[370 words]
A relay was tripped at the Sir Adam Beck Power Station on the Canadian side of Niagara Falls. The stage had been set when the relay was inadvertently set too low a few days before; it tripped at 5:16 p.m. on November 9, 1965. It was this incident that inspired the 1968 film, “Where Were You When the Lights Went Out?”
By 5:27 p.m. New York City went down. An estimated 80,000 people were trapped in the subways, traffic lights went out and brought the streets to a screeching halt, 250 flights into JFK Airport were diverted. The entire Northeast Power Grid had gone down; the blackout covered 80,000 square miles and over 25 million people were without power—all because of a relay!
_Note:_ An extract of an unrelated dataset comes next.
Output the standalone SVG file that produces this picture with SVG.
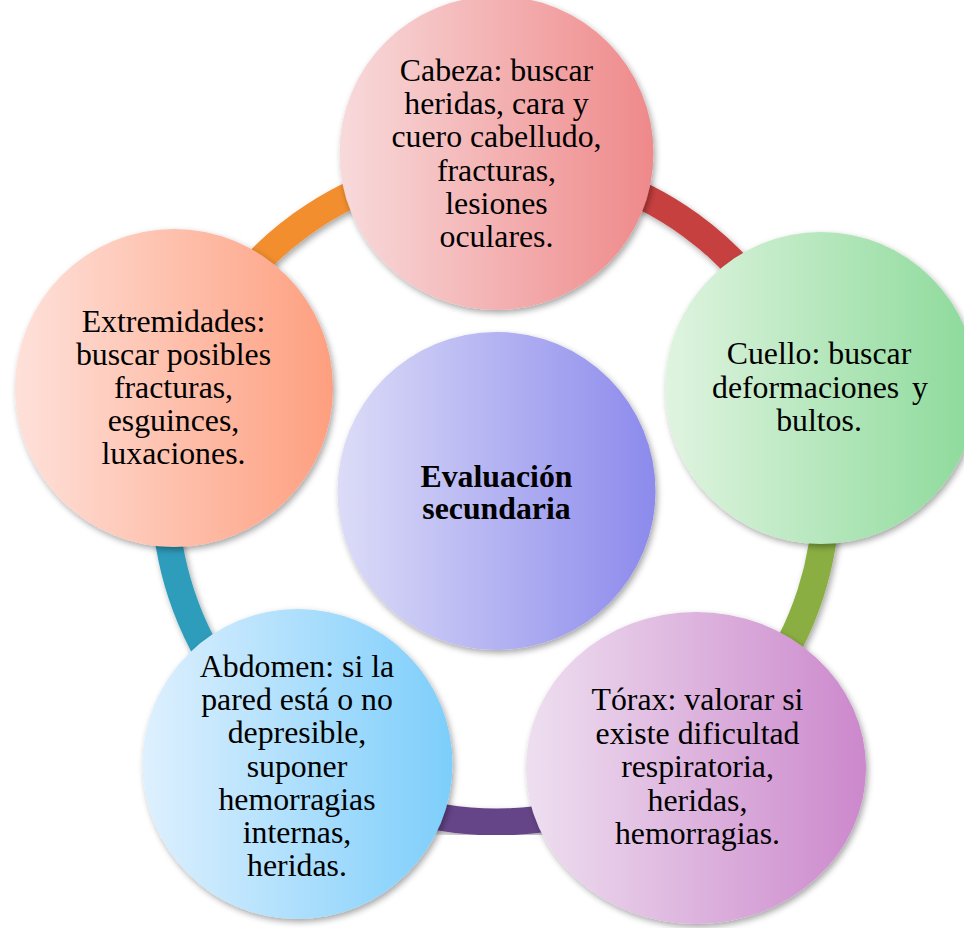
<svg xmlns="http://www.w3.org/2000/svg" width="964" height="928" viewBox="0 0 964 928">
  <defs>
    <filter id="sh" x="-20%" y="-20%" width="140%" height="140%">
      <feDropShadow dx="2" dy="3" stdDeviation="3" flood-color="#000" flood-opacity="0.35"/>
    </filter>
    <linearGradient id="gTop" x1="0" y1="0" x2="1" y2="0">
      <stop offset="0" stop-color="#f8dadb"/><stop offset="1" stop-color="#ef898a"/>
    </linearGradient>
    <linearGradient id="gRight" x1="0" y1="0" x2="1" y2="0">
      <stop offset="0" stop-color="#e0f4e0"/><stop offset="1" stop-color="#8cda9a"/>
    </linearGradient>
    <linearGradient id="gBR" x1="0" y1="0" x2="1" y2="0">
      <stop offset="0" stop-color="#eedff0"/><stop offset="1" stop-color="#cc88cc"/>
    </linearGradient>
    <linearGradient id="gBL" x1="0" y1="0" x2="1" y2="0">
      <stop offset="0" stop-color="#def0fe"/><stop offset="1" stop-color="#7dcefb"/>
    </linearGradient>
    <linearGradient id="gLeft" x1="0" y1="0" x2="1" y2="0">
      <stop offset="0" stop-color="#fee1da"/><stop offset="1" stop-color="#fe9f7f"/>
    </linearGradient>
    <linearGradient id="gCenter" x1="0" y1="0" x2="1" y2="0">
      <stop offset="0" stop-color="#dcdcf8"/><stop offset="1" stop-color="#8c8aec"/>
    </linearGradient>
  </defs>
  <style>
    .band { fill: none; stroke-width: 27; filter: url(#sh); }
    .node { filter: url(#sh); }
    .t { font-family: "Liberation Serif", "Times New Roman", serif; font-size: 31.8px; fill: #000; text-anchor: middle; }
    .b { font-weight: bold; }
  </style>
  <rect width="964" height="928" fill="#fff"/>
  <g id="connectors">
    <path class="band" stroke="#f28e2f" d="M180.7 389.5 A330 330 0 0 1 496.5 162"/>
    <path class="band" stroke="#c73f3f" d="M496.5 162 A330 330 0 0 1 810.3 390"/>
    <path class="band" stroke="#8aae42" d="M810.3 390 A330 330 0 0 1 690.5 759"/>
    <path class="band" stroke="#654588" d="M690.5 759 A330 330 0 0 1 302.5 759"/>
    <path class="band" stroke="#2e9cbb" d="M302.5 759 A330 330 0 0 1 180.7 389.5"/>
  </g>
  <g id="center">
    <circle class="node" cx="496.5" cy="491" r="159" fill="url(#gCenter)"/>
    <text class="t b"><tspan x="496.5" y="487">Evaluación</tspan><tspan x="496.5" y="519">secundaria</tspan></text>
  </g>
  <g id="cabeza">
    <circle class="node" cx="496.5" cy="153" r="157" fill="url(#gTop)"/>
    <text class="t"><tspan x="496.5" y="81">Cabeza: buscar</tspan><tspan x="496.5" y="114.2">heridas, cara y</tspan><tspan x="496.5" y="147.4">cuero cabelludo,</tspan><tspan x="496.5" y="180.6">fracturas,</tspan><tspan x="496.5" y="213.8">lesiones</tspan><tspan x="496.5" y="247">oculares.</tspan></text>
  </g>
  <g id="cuello">
    <circle class="node" cx="821" cy="388" r="156" fill="url(#gRight)"/>
    <text class="t"><tspan x="819" y="364">Cuello: buscar</tspan><tspan x="820" y="397.5" word-spacing="5">deformaciones y</tspan><tspan x="819" y="431">bultos.</tspan></text>
  </g>
  <g id="torax">
    <ellipse class="node" cx="696" cy="768" rx="170" ry="156" fill="url(#gBR)"/>
    <text class="t"><tspan x="697.5" y="710">Tórax: valorar si</tspan><tspan x="697.5" y="743.5">existe dificultad</tspan><tspan x="697.5" y="777">respiratoria,</tspan><tspan x="697.5" y="810.5">heridas,</tspan><tspan x="697.5" y="844">hemorragias.</tspan></text>
  </g>
  <g id="abdomen">
    <circle class="node" cx="297.5" cy="764" r="155" fill="url(#gBL)"/>
    <text class="t"><tspan x="297" y="677">Abdomen: si la</tspan><tspan x="297" y="710.2">pared está o no</tspan><tspan x="297" y="743.4">depresible,</tspan><tspan x="297" y="776.6">suponer</tspan><tspan x="297" y="809.8">hemorragias</tspan><tspan x="297" y="843">internas,</tspan><tspan x="297" y="876.2">heridas.</tspan></text>
  </g>
  <g id="extremidades">
    <circle class="node" cx="174" cy="388" r="159" fill="url(#gLeft)"/>
    <text class="t"><tspan x="173.5" y="332">Extremidades:</tspan><tspan x="173.5" y="365">buscar posibles</tspan><tspan x="173.5" y="398">fracturas,</tspan><tspan x="173.5" y="431">esguinces,</tspan><tspan x="173.5" y="464">luxaciones.</tspan></text>
  </g>
</svg>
We call it “The Ripple Effect.”
As I was growing up, my grandfather had a pond behind his house. When we would visit on Sunday afternoon, we would go fishing. Inevitably someone would pick up a dirt clod and toss it in just to see how long it would take for the ripples to hit the bank on all sides. The clay dirt even produced clods that would skip across the pond like a smooth rock.
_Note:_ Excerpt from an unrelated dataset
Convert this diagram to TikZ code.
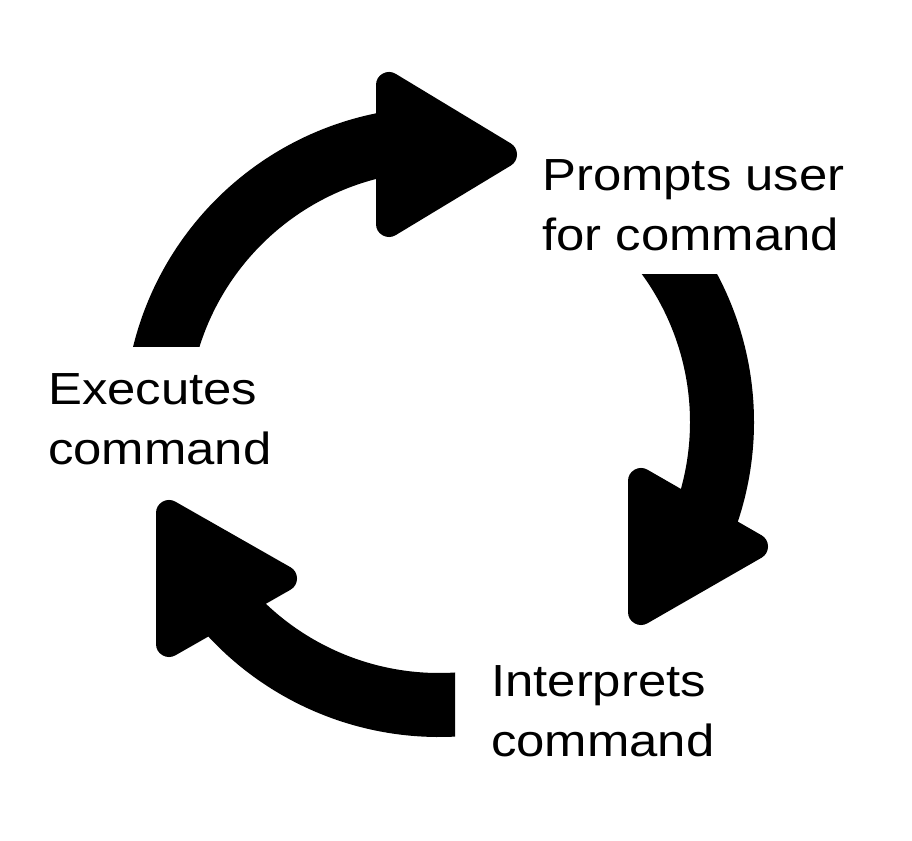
\documentclass[tikz,border=0pt]{standalone}
\usepackage{fontspec}
\newfontfamily\labfont{Liberation Sans}[FakeStretch=1.13]
\begin{document}
\begin{tikzpicture}[x=1pt,y=1pt,
  band/.style={line width=64pt, draw=black},
  head/.style={fill=black, draw=black, line width=26pt, line join=round},
  lab/.style={anchor=base west, inner sep=0pt, font=\labfont\fontsize{45}{60}\selectfont}]
\useasboundingbox (0,0) rectangle (912,840);
\coordinate (c) at (439,418);
% top arc
\begin{scope}
  \clip (0,493) rectangle (376,840);
  \draw[band] (c) ++(175:283) arc[start angle=175, end angle=95, radius=283];
\end{scope}
% right arc
\begin{scope}
  \clip (0,0) rectangle (912,565);
  \draw[band] (c) ++(45:283) arc[start angle=45, end angle=-24, radius=283];
\end{scope}
% bottom arc
\begin{scope}
  \clip (0,0) rectangle (455,840);
  \draw[band] (c) ++(215:283) arc[start angle=215, end angle=285, radius=283];
\end{scope}
% heads
\filldraw[head] (389,755) -- (389,616) -- (504,685.5) -- cycle;
\filldraw[head] (641,359) -- (641,228) -- (755,293.5) -- cycle;
\filldraw[head] (169,327) -- (169,196) -- (284,261.5) -- cycle;
% labels
\node[lab] (prompt) at (542,649) {\begin{tabular}[t]{@{}l@{}}Prompts user\\for command\end{tabular}};
\node[lab] (exec) at (48,435) {\begin{tabular}[t]{@{}l@{}}Executes\\command\end{tabular}};
\node[lab] (interp) at (491,143) {\begin{tabular}[t]{@{}l@{}}Interprets\\command\end{tabular}};
\end{tikzpicture}
\end{document}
Paul wrote, “For none of us lives to himself alone and none of us dies to himself alone” (Romans 14:7). John Donne is famous for his version, “No man is an island.” We affect one another as we interact in daily life, no one lives in isolation, no one lives truly to himself alone. We all cause a ripple effect of our own, each day, with most every move we make on some days. We would all be amazed if we knew how far out the ripples of our own life goes.
There has never been, nor will there ever be a ripple effect like the one caused by the birth, life, death, and resurrection of Jesus. The ripples of His blood, shed for forgiveness of sins, sent waves into the past as well as the future. His life and sacrifice has touched each one of us in a significant and eternal way. We are what we are because of who He was and is.